Originally Posted by Storm Bride
But...lots of women have scheduled c/s and don't have this happen. So, if it's biological, why do so many women not experience it? If it's not biological, why did I?
I think you're asking, "why do some people have c/s [or really you could insert any birth in which there is some sort of bypassing of the usual hormonal process] and not seem to have trouble bonding?" Is that right?
Hearing that question even asked is a relief to me -- so often what I hear is, rather, "some people who should be affected do not have trouble bonding, therefore, this chemical bonding theory must be a sham." (And along with that, implied or stated right out that it's perpetuated by evil people who just want to pretend they're better than everyone else.)
First, it is possible that some people either aren't capable of perceiving or don't want to believe that there could be a higher, deeper level of bonding than what they've achieved. That is offensive to them. So they will say they are perfectly bonded regardless of what the actual situation is. I think there is a pretty huge lack of awareness and irrational denial, about many things, in many people, and this is one of those thing that can happen with.
Second, we all have different starting places. Mine was that I was not a particularly hormonal person to begin with, never had PMS, didn't even hardly menstruate, developed sexually much later than average, don't perceive myself as particularly sexual and need conditions to be just so in order to get there, very cerebral, not interested in the least in babies or children. I've talked to women who are my opposite in all those respects. Perhaps it's that they are so swimming in hormones from the git-go that they can afford to sacrifice a few, or maybe it's that they just produce them at a drop of a hat, so that hardly anything can interfere with it.
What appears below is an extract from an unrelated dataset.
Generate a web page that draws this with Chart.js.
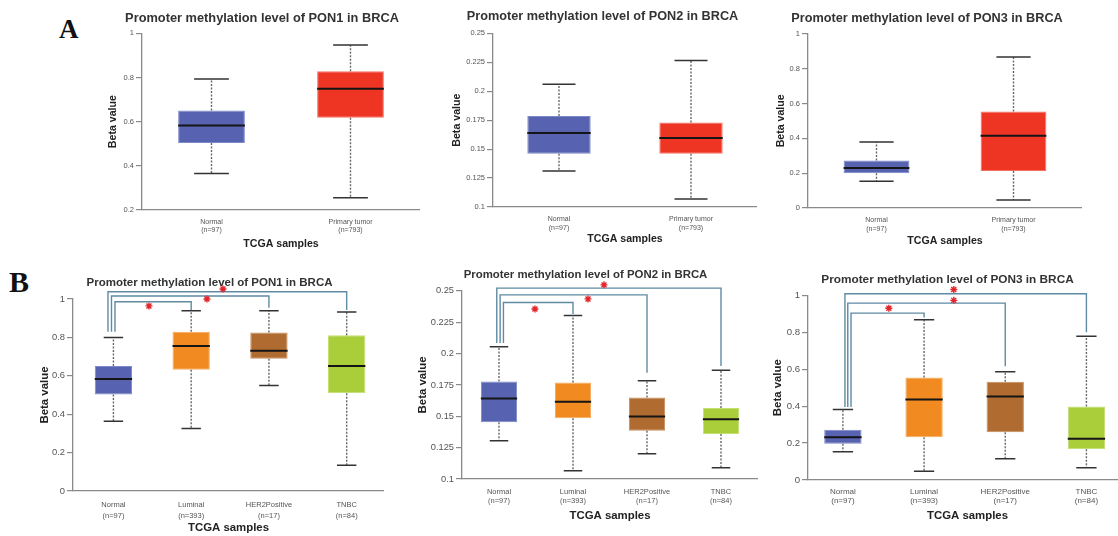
<!DOCTYPE html>
<html>
<head>
<meta charset="utf-8">
<script src="https://cdn.jsdelivr.net/npm/chart.js@4.4.1/dist/chart.umd.min.js"></script>
<style>
html, body { margin: 0; padding: 0; background: #fff; }
body { position: relative; width: 1118px; height: 536px; overflow: hidden; }
canvas { position: absolute; }
.tag { position: absolute; font-family: "Liberation Serif", "Times New Roman", serif; font-weight: bold; color: #111; line-height: 1; }
</style>
</head>
<body>
<div class="tag" style="left:59px;top:16px;font-size:27px">A</div>
<div class="tag" style="left:9px;top:267px;font-size:30px">B</div>
<canvas id="a1"></canvas>
<canvas id="a2"></canvas>
<canvas id="a3"></canvas>
<canvas id="b1"></canvas>
<canvas id="b2"></canvas>
<canvas id="b3"></canvas>
<script>
// groups and sample sizes
var groupsA = ['Normal', 'Primary tumor'];
var countsA = ['(n=97)', '(n=793)'];
var groupsB = ['Normal', 'Luminal', 'HER2Positive', 'TNBC'];
var countsB = ['(n=97)', '(n=393)', '(n=17)', '(n=84)'];

// box stats per group: [min, q1, median, q3, max]
var pon1A = [[0.365, 0.503, 0.582, 0.650, 0.793], [0.256, 0.617, 0.749, 0.828, 0.947]];
var pon2A = [[0.131, 0.146, 0.164, 0.1785, 0.206], [0.107, 0.146, 0.1597, 0.173, 0.2266]];
var pon3A = [[0.153, 0.199, 0.229, 0.272, 0.379], [0.046, 0.212, 0.415, 0.554, 0.866]];
var pon1B = [[0.363, 0.503, 0.583, 0.651, 0.799], [0.325, 0.632, 0.755, 0.830, 0.939],
             [0.549, 0.689, 0.731, 0.825, 0.939], [0.134, 0.509, 0.651, 0.811, 0.932]];
var pon2B = [[0.1305, 0.1453, 0.1641, 0.1777, 0.2055], [0.1066, 0.1485, 0.1615, 0.1769, 0.2304],
             [0.1201, 0.1384, 0.1498, 0.1649, 0.1784], [0.1090, 0.1358, 0.1477, 0.1567, 0.1867]];
var pon3B = [[0.153, 0.196, 0.231, 0.272, 0.382], [0.047, 0.232, 0.436, 0.555, 0.868],
             [0.115, 0.258, 0.452, 0.532, 0.586], [0.067, 0.166, 0.223, 0.398, 0.778]];

// y tick labels
var ticks1A = [0.2, 0.4, 0.6, 0.8, 1];
var ticks2 = [0.1, 0.125, 0.15, 0.175, 0.2, 0.225, 0.25];
var ticks01 = [0, 0.2, 0.4, 0.6, 0.8, 1];

// significance brackets Normal vs Luminal / HER2Positive / TNBC
var sig1Top = [0.986, 1.016, 1.038], sig1Drop = [0.943, 0.955, 0.943], sig1Base = [0.83, 0.83, 0.83];
var star1X = [0.457, 1.203, 1.409], star1Y = [0.964, 1.0, 1.052];
var sig2Top = [0.2407, 0.2468, 0.2522], sig2Drop = [0.2316, 0.1848, 0.1902], sig2Base = [0.2085, 0.2085, 0.2085];
var star2X = [0.486, 1.203, 1.419], star2Y = [0.2356, 0.2436, 0.2548];
var sig3Top = [0.904, 0.958, 1.009], sig3Drop = [0.88, 0.616, 0.80], sig3Base = [0.396, 0.396, 0.396];
var star3X = [0.566, 1.366, 1.366], star3Y = [0.93, 0.973, 1.032];

var fillA = ['#5763b1', '#ee3524'], edgeA = ['#7e88c6', '#f5715f'];
var fillB = ['#5763b1', '#f08a21', '#b06b31', '#a9ce3a'], edgeB = ['#7e88c6', '#f6aa5c', '#c78b5c', '#c3de72'];

Chart.defaults.font.family = '"Liberation Sans", Arial, sans-serif';

// stars sit above the plot area, so draw their points without the area check
var starPlugin = {
    id: 'stars',
    beforeDatasetDraw: function(chart, args) {
        if (chart.data.datasets[args.index].stars) return false;
    },
    afterDatasetsDraw: function(chart) {
        chart.data.datasets.forEach(function(ds, i) {
            if (!ds.stars) return;
            chart.getDatasetMeta(i).data.forEach(function(pt) { pt.draw(chart.ctx); });
        });
    }
};

function boxChart(id, box, gene, groups, counts, stats, fill, edge, yTicks, sig) {
    var cv = document.getElementById(id);
    cv.width = box.w; cv.height = box.h;
    cv.style.left = box.x + 'px'; cv.style.top = box.y + 'px';
    var half = box.bar / 2, cap = 0.125;
    var stems = [], caps = [], meds = [];
    stats.forEach(function(s, i) {
        stems.push({x: i, y: s[3]}, {x: i, y: s[4]}, {x: i, y: null}, {x: i, y: s[1]}, {x: i, y: s[0]}, {x: i, y: null});
        caps.push({x: i - cap, y: s[4]}, {x: i + cap, y: s[4]}, {x: i, y: null},
                  {x: i - cap, y: s[0]}, {x: i + cap, y: s[0]}, {x: i, y: null});
        meds.push({x: i - half, y: s[2]}, {x: i + half, y: s[2]}, {x: i, y: null});
    });
    var sets = [
        {type: 'bar', data: stats.map(function(s, i) { return {x: i, y: [s[1], s[3]]}; }),
         backgroundColor: fill, borderColor: edge, borderWidth: 1, borderSkipped: false,
         barPercentage: box.bar, categoryPercentage: 1, order: 5},
        {type: 'line', data: stems, borderColor: '#666', borderWidth: 1.4, borderDash: [2, 1.5],
         pointRadius: 0, spanGaps: false, order: 4},
        {type: 'line', data: caps, borderColor: '#333', borderWidth: 1.5, pointRadius: 0, spanGaps: false, order: 3},
        {type: 'line', data: meds, borderColor: '#151515', borderWidth: 2, pointRadius: 0, spanGaps: false, order: 2}
    ];
    if (sig) {
        var br = [], st = [];
        for (var k = 0; k < 3; k++) {
            var xl = sig.off[k];
            br.push({x: xl, y: sig.base[k]}, {x: xl, y: sig.top[k]}, {x: k + 1, y: sig.top[k]},
                    {x: k + 1, y: sig.drop[k]}, {x: 0, y: null});
            st.push({x: sig.sx[k], y: sig.sy[k]});
        }
        sets.push({type: 'line', data: br, borderColor: '#5f8ba4', borderWidth: 1.4, pointRadius: 0,
                   spanGaps: false, clip: false, order: 1});
        sets.push({type: 'line', data: st, stars: true, showLine: false, pointStyle: 'star', pointRadius: 3.5,
                   pointBorderColor: '#e3262c', pointBorderWidth: 1.4, clip: false, order: 0});
    }
    return new Chart(cv, {
        type: 'bar',
        data: {datasets: sets},
        plugins: [starPlugin],
        options: {
            responsive: false,
            animation: false,
            layout: {padding: 0, autoPadding: false},
            plugins: {
                legend: {display: false},
                tooltip: {enabled: false},
                title: {display: true, text: 'Promoter methylation level of ' + gene + ' in BRCA', color: '#333',
                        font: {size: box.tf, weight: 'bold'}, padding: {top: box.tt, bottom: box.tb}}
            },
            scales: {
                x: {
                    type: 'linear', min: box.x0, max: box.x1, offset: false,
                    afterBuildTicks: function(s) { s.ticks = groups.map(function(g, i) { return {value: i}; }); },
                    afterFit: function(s) { s.height = box.xh; },
                    grid: {display: false, drawTicks: false},
                    border: {color: '#8a8a8a', width: 1.3},
                    ticks: {autoSkip: false, maxRotation: 0, padding: box.xp, color: '#555',
                            font: {size: box.xf, lineHeight: box.xl},
                            callback: function(v) { return [groups[v], counts[v]]; }},
                    title: {display: true, text: 'TCGA samples', color: '#222',
                            font: {size: box.af, weight: 'bold'}, padding: {top: 0, bottom: 2}}
                },
                y: {
                    type: 'linear', min: yTicks[0], max: yTicks[yTicks.length - 1],
                    afterBuildTicks: function(s) { s.ticks = yTicks.map(function(v) { return {value: v}; }); },
                    afterFit: function(s) { s.width = box.yw; },
                    grid: {drawOnChartArea: false, drawTicks: true, tickLength: 6, color: '#8a8a8a', lineWidth: 1.2},
                    border: {color: '#8a8a8a', width: 1.3},
                    ticks: {padding: 2, color: '#555', font: {size: box.yf},
                            callback: function(v) { return String(v); }},
                    title: {display: true, text: 'Beta value', color: '#222',
                            font: {size: box.af, weight: 'bold'}, padding: {top: 3, bottom: 0}}
                }
            }
        }
    });
}

boxChart('a1', {x: 104, y: 0, w: 316, h: 252, yw: 38, xh: 42, x0: -0.5, x1: 1.5, bar: 0.48,
                tf: 12.8, tt: 10.3, tb: 7.6, af: 10.6, yf: 7.5, xf: 7, xl: 8 / 7, xp: 8},
         'PON1', groupsA, countsA, pon1A, fillA, edgeA, ticks1A, null);
boxChart('a2', {x: 448, y: 0, w: 309, h: 247, yw: 45, xh: 40, x0: -0.5, x1: 1.5, bar: 0.48,
                tf: 12.7, tt: 9.0, tb: 9.1, af: 10.6, yf: 7.5, xf: 7, xl: 9 / 7, xp: 7.5},
         'PON2', groupsA, countsA, pon2A, fillA, edgeA, ticks2, null);
boxChart('a3', {x: 772, y: 0, w: 310, h: 249, yw: 36, xh: 41, x0: -0.5, x1: 1.5, bar: 0.48,
                tf: 12.7, tt: 10.6, tb: 7.9, af: 10.6, yf: 7.5, xf: 7, xl: 9 / 7, xp: 7.5},
         'PON3', groupsA, countsA, pon3A, fillA, edgeA, ticks01, null);
boxChart('b1', {x: 35, y: 262, w: 349, h: 275, yw: 38, xh: 46, x0: -0.52, x1: 3.48, bar: 0.48,
                tf: 11.5, tt: 14.1, tb: 9.1, af: 11.4, yf: 9.4, xf: 7.5, xl: 11 / 7.5, xp: 8.5},
         'PON1', groupsB, countsB, pon1B, fillB, edgeB, ticks01,
         {top: sig1Top, drop: sig1Drop, base: sig1Base, off: [0.02, -0.025, -0.07], sx: star1X, sy: star1Y});
boxChart('b2', {x: 413, y: 262, w: 345, h: 263, yw: 49, xh: 46, x0: -0.5, x1: 3.5, bar: 0.49,
                tf: 11.4, tt: 6.1, tb: 9.1, af: 11.4, yf: 9.3, xf: 7.5, xl: 9 / 7.5, xp: 8.5},
         'PON2', groupsB, countsB, pon2B, fillB, edgeB, ticks2,
         {top: sig2Top, drop: sig2Drop, base: sig2Base, off: [0.06, 0.015, -0.03], sx: star2X, sy: star2Y});
boxChart('b3', {x: 768, y: 262, w: 359, h: 263, yw: 40, xh: 45, x0: -0.43, x1: 3.5, bar: 0.46,
                tf: 11.8, tt: 11.1, tb: 8.1, af: 11.4, yf: 9.6, xf: 8, xl: 9 / 8, xp: 7.5},
         'PON3', groupsB, countsB, pon3B, fillB, edgeB, ticks01,
         {top: sig3Top, drop: sig3Drop, base: sig3Base, off: [0.1, 0.06, 0.025], sx: star3X, sy: star3Y});
</script>
</body>
</html>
Me, I need all the the help I can get. So -- for some people certain biological events are crucial for bonding to occur, for others, not so much.
Third, there are a myriad of factors other than the presence or lack of bonding chemicals right at the time of labor and birth that affect the mother's feelings and behavior. The research that shows lack of bonding and mothering behavior in other mammals when the birth process is disturbed is often seen as suspect, simply because we all know that human mothers can love and care for their children even if they have zero biological connection to them. But that doesn't mean that we aren't still animals. It just means that we have excellent coping mechanisms, that the human race is resilient. But, again, we have a spectrum. Some people will find it easier to use work-arounds than others. For some people those work-arounds will not be available to them or will be ineffective.
I've had varying levels of hormonal and psychological disturbance in three of my births that led to difficulty bonding. That lost time and suffering mattered to me very much, but at least I can be thankful that I eventually managed to bond with my babies. What saved us was a very intentional effort to act as a mother even when I didn't feel like one, much like you described in your OP. Breastfeeding on cue, keeping the baby near me day and night, allowing myself time to focus on the baby, just be with the baby, and later, extended breastfeeding, and not sending my children away to be cared for by other people. You know what else helped -- having people around who did not feel the need to save me from the baby (i.e. "giving me a break") but were admiring of the baby. I will never forget this one time, the feeling of disconnection to my daughter, and a dear friend coming to meet her for the first time. She absolutely gushed
over her, how beautiful she was, how perfect. Something in me shifted, clicked on. It was really amazing. I still get teary thinking about it.
I'm close to all my kids, I adore them, I would give my life for them. But with the first three I didn't get to have that naturally and from the beginning as it should have been, I became a mother well after I was one (in the most superficial sense) -- the breastfeeding and AP etc. literally made me one.